Behind The Albums: The Living End
As the Living End prepare to head out on their “The Retrospective Tour”, we look back on the band’s six albums – from their raw self-titled debut to the accomplished rock of last year’s The End Is Just The Beginning Repeating.
“We knew there was more to the band than ‘50s haircuts and bloody ‘Prisoner of Society’” – Chris Cheney
From playing covers in the Runaway Boys to headlining the Big Day Out, over the course of 18 years, The Living End – frontman Chris Cheney, bassist Scott Owen and drummer Andy Strachan – have well and truly cemented themselves as one of the Australia’s most successful bands. Through six albums, we’ve watched them grow from the raw and unfiltered noise of debut The Living End to the accomplished rock of last year’s The End Is Just The Beginning Repeating, all while retaining the very essence that endeared them to rooms full of sweaty punks in 1994.
To mark nearly two decades of The Living End, the trio will embark this month on “The Retrospective Tour”, a huge undertaking that will see them play each of their six albums in full, back-to-back at 39 intimate, cross-country gigs. In the lead-up to the gigs we spoke to the band and those close to them – from former Rolling Stone editor John O’Donnell to their manager Rae Harvey – about the making of each album.
The Living End (1998)
John O’Donnell, former Rolling Stone editor
The Living End is everything you could want a debut album to be; it’s as good a debut album as any released in rock’n’roll history. It’s better than the debut albums by The Beatles, The Rolling Stones, Midnight Oil or Green Day. It’s that good. It is brim-full of brilliant, fresh songs and performances, spilling over with naive enthusiasm and spunk.

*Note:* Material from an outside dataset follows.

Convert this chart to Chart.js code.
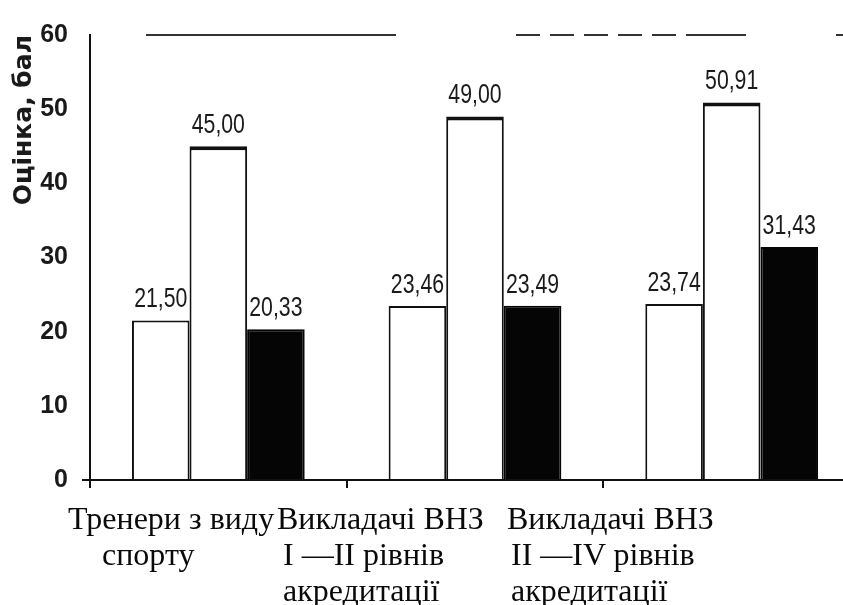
<!DOCTYPE html>
<html>
<head>
<meta charset="utf-8">
<script src="https://cdn.jsdelivr.net/npm/chart.js@4.4.1/dist/chart.umd.min.js"></script>
<style>
  body { margin: 0; background: #fff; overflow: hidden; width: 843px; height: 605px; position: relative; }
  #wrap { position: absolute; left: 0; top: 0; width: 860px; height: 509px; }
  #labels { position: absolute; left: 0; top: 500px; font-family: 'Liberation Serif', 'Times New Roman', serif; font-size: 32px; line-height: 36px; color: #0a0a0a; }
  .col { position: absolute; top: 0; white-space: nowrap; }
</style>
</head>
<body>
<div id="wrap"><canvas id="scoreChart" width="860" height="509"></canvas></div>
<div id="labels"></div>
<script>
// categories (one line per array item) and the three series
const categories = [
    ['Тренери з виду', 'спорту'],
    ['Викладачі ВНЗ', 'I —II рівнів', 'акредитації'],
    ['Викладачі ВНЗ', 'II —IV рівнів', 'акредитації']
];
const seriesA = [21.50, 23.46, 23.74];
const seriesB = [45.00, 49.00, 50.91];
const seriesC = [20.33, 23.49, 31.43];
const yTicks = [0, 10, 20, 30, 40, 50, 60];

const sans = "'Liberation Sans', Arial, sans-serif";

// values printed above each bar, decimal comma, squeezed like the narrow print face
const valueLabels = {
    id: 'valueLabels',
    afterDatasetsDraw(chart) {
        const ctx = chart.ctx;
        chart.data.datasets.forEach((ds, i) => {
            chart.getDatasetMeta(i).data.forEach((bar, j) => {
                ctx.save();
                ctx.translate(bar.x, bar.y - 7);
                ctx.scale(0.76, 1);
                ctx.font = "28px " + sans;
                ctx.fillStyle = '#1a1a1a';
                ctx.textAlign = 'center';
                ctx.textBaseline = 'bottom';
                ctx.fillText(ds.data[j].toFixed(2).replace('.', ','), 0, 0);
                ctx.restore();
            });
        });
    }
};

const ctx1 = document.getElementById('scoreChart').getContext('2d');
const scoreChart = new Chart(ctx1, {
    type: 'bar',
    data: {
        labels: categories,
        datasets: [{
            label: 'Серія 1',
            data: seriesA,
            backgroundColor: '#ffffff',
            borderColor: '#111111',
            borderWidth: 2
        }, {
            label: 'Серія 2',
            data: seriesB,
            backgroundColor: '#ffffff',
            borderColor: '#111111',
            borderWidth: { top: 4, left: 2, right: 2, bottom: 0 }
        }, {
            label: 'Серія 3',
            data: seriesC,
            backgroundColor: '#050505',
            borderColor: '#050505',
            borderWidth: 2
        }]
    },
    options: {
        responsive: false,
        animation: false,
        devicePixelRatio: 1,
        layout: { padding: { top: 35, right: 0, bottom: 0, left: 0 } },
        plugins: {
            legend: { display: false },
            tooltip: { enabled: false }
        },
        datasets: {
            bar: { categoryPercentage: 0.673, barPercentage: 1.0 }
        },
        scales: {
            x: {
                ticks: { display: false },
                grid: { drawOnChartArea: false, drawTicks: true, tickLength: 8, color: '#111', lineWidth: 2 },
                border: { color: '#111', width: 2 }
            },
            y: {
                min: yTicks[0],
                max: yTicks[yTicks.length - 1],
                afterFit: (scale) => { scale.width = 90; },
                ticks: {
                    stepSize: yTicks[1] - yTicks[0],
                    padding: 14,
                    color: '#1a1a1a',
                    font: { family: sans, size: 25, weight: 'bold' }
                },
                grid: {
                    drawTicks: true,
                    tickLength: 8,
                    lineWidth: 2,
                    color: (c) => c.tick && c.tick.value === 60 ? '#333' : (c.tick && c.tick.value === 0 ? '#111' : 'transparent'),
                    tickColor: (c) => c.tick && c.tick.value === 0 ? '#111' : 'transparent'
                },
                border: {
                    color: '#111',
                    width: 2,
                    dash: [0, 55, 250, 120, 24, 10, 24, 10, 24, 10, 24, 10, 24, 10, 60, 90, 24, 10, 24, 10]
                },
                title: {
                    display: true,
                    text: 'Оцінка, бал',
                    align: 'end',
                    color: '#1a1a1a',
                    padding: { top: 9, bottom: 0 },
                    font: { family: "'DejaVu Sans', sans-serif", size: 25, weight: 'bold' }
                }
            }
        }
    },
    plugins: [valueLabels]
});

// category captions under the axis, typeset as in the source document
const captionLeft = [68, 277, 507];
const captionIndent = [34, 6, 4];
const labelBox = document.getElementById('labels');
categories.forEach((lines, i) => {
    const col = document.createElement('div');
    col.className = 'col';
    col.style.left = captionLeft[i] + 'px';
    lines.forEach((line, k) => {
        const row = document.createElement('div');
        row.textContent = line;
        if (k > 0) row.style.paddingLeft = captionIndent[i] + 'px';
        col.appendChild(row);
    });
    labelBox.appendChild(col);
});
</script>
</body>
</html>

It’s a band making a record by themselves, with their own money and on their own terms, without the weight of expectations of record companies, publishers, budgets, radio playlists, critics – that would all come later. Across their two earlier EPs, The Living End had developed their songwriting and found their voice – a blend of rockabilly, punk and classic rock and roll – and then they delivered an album of high speed thrills (‘Prisoner Of Society’, ‘West End Riot’); intelligent observation and anger (‘Growing Up’, ‘Falling Down’, ‘Monday’, ‘All Torn Down’); and rich, melodic songcraft (‘Trapped’, ‘I Want A Day’, ‘Save The Day’).

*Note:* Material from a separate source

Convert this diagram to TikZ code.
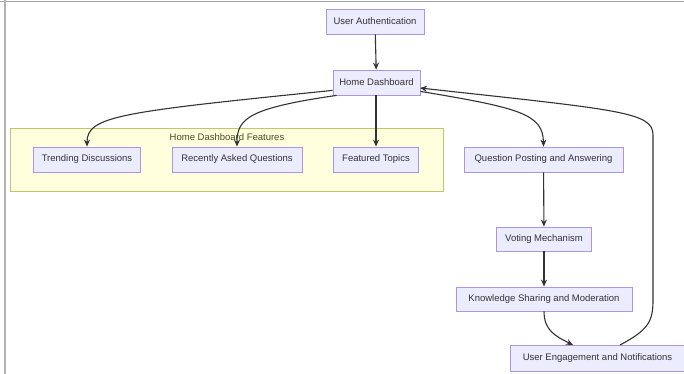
\documentclass[tikz,border=0pt]{standalone}
\usepackage{fontspec}
\setmainfont{Liberation Sans}
\usetikzlibrary{arrows.meta}
\definecolor{nodefill}{HTML}{ECECFF}
\definecolor{nodeline}{HTML}{9370DB}
\definecolor{clusterfill}{HTML}{FFFFDE}
\definecolor{clusterline}{HTML}{AAAA33}
\definecolor{edgecol}{HTML}{333333}
\definecolor{titlecol}{HTML}{4A4A20}
\begin{document}
\begin{tikzpicture}[x=1pt,y=-1pt,
  box/.style={draw=nodeline!75!white,line width=0.8pt,fill=nodefill,text=edgecol,inner sep=0pt,
    font=\fontsize{9.5}{11}\selectfont,anchor=center},
  edge/.style={draw=edgecol,line width=1.1pt,-{Stealth[length=7pt,width=6pt]}}]
\useasboundingbox (0,0) rectangle (684,374);
\fill[white] (0,0) rectangle (684,374);
% screenshot frame
\draw[gray!70,line width=1.5pt] (0,1.5) -- (684,1.5);
\draw[gray!60,line width=1.2pt] (5,0) -- (5,374);
% cluster
\node[draw=clusterline!70!white,line width=0.7pt,fill=clusterfill,minimum width=433pt,minimum height=63pt,inner sep=0pt] (cl) at (226.5,160) {};
\node[text=titlecol,font=\fontsize{9.5}{11}\selectfont] (cltitle) at (227,137) {Home Dashboard Features};
% nodes
\node[box,minimum width=98pt,minimum height=25pt] (ua) at (375,21.5) {User Authentication};
\node[box,minimum width=87pt,minimum height=25pt] (hd) at (376.5,82.5) {Home Dashboard};
\node[box,minimum width=107pt,minimum height=25pt] (td) at (87,159.5) {Trending Discussions};
\node[box,minimum width=130pt,minimum height=25pt] (raq) at (237,159.5) {Recently Asked Questions};
\node[box,minimum width=85pt,minimum height=25pt] (ft) at (376,159.5) {Featured Topics};
\node[box,minimum width=159pt,minimum height=25pt] (qpa) at (543.5,159.5) {Question Posting and Answering};
\node[box,minimum width=95pt,minimum height=24pt] (vm) at (544,239) {Voting Mechanism};
\node[box,minimum width=176pt,minimum height=24pt] (ksm) at (544,299) {Knowledge Sharing and Moderation};
\node[box,minimum width=175pt,minimum height=26pt] (uen) at (597.5,358) {User Engagement and Notifications};
% edges
\draw[edge] (ua) -- (hd);
\draw[edge] (hd.south west) ++(0,-5) coordinate (hdl1) .. controls (120,112) and (87,116) .. (td.north);
\draw[edge] (hd.south west) ++(4,0) coordinate (hdl2) .. controls (250,108) and (237,118) .. (raq.north);
\draw[edge] (hd.south -| ft.north) -- (ft.north);
\draw[edge] (hd.south east) ++(0,-4) coordinate (hdr1) .. controls (520,108) and (543,114) .. (qpa.north);
\draw[edge] (qpa) -- (vm);
\draw[edge] (vm) -- (ksm);
\draw[edge] (ksm.south) .. controls (544,330) and (555,336) .. (573,345);
\coordinate (uentop) at (620,345);
\coordinate (hdin) at (420,88);
\draw[edge] (uentop) .. controls (648,330) and (653,322) .. (653,300) -- (653,135) .. controls (653,112) and (620,110) .. (hdin);
\end{tikzpicture}
\end{document}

“It’s a band making a record by themselves on their own terms”
To this day, there’s few things in Australian music (or indeed any music, anywhere) as exciting as a festival crowd chanting, “We don’t need no one like you, to tell us what to do”, as Scotty Owen slaps his double bass at high speed, Andy does snare rolls faster than the eye can see and everything builds until Chris screams, “Society, society, society.” And I love the photograph on the front – whoever found that is a fucking genius.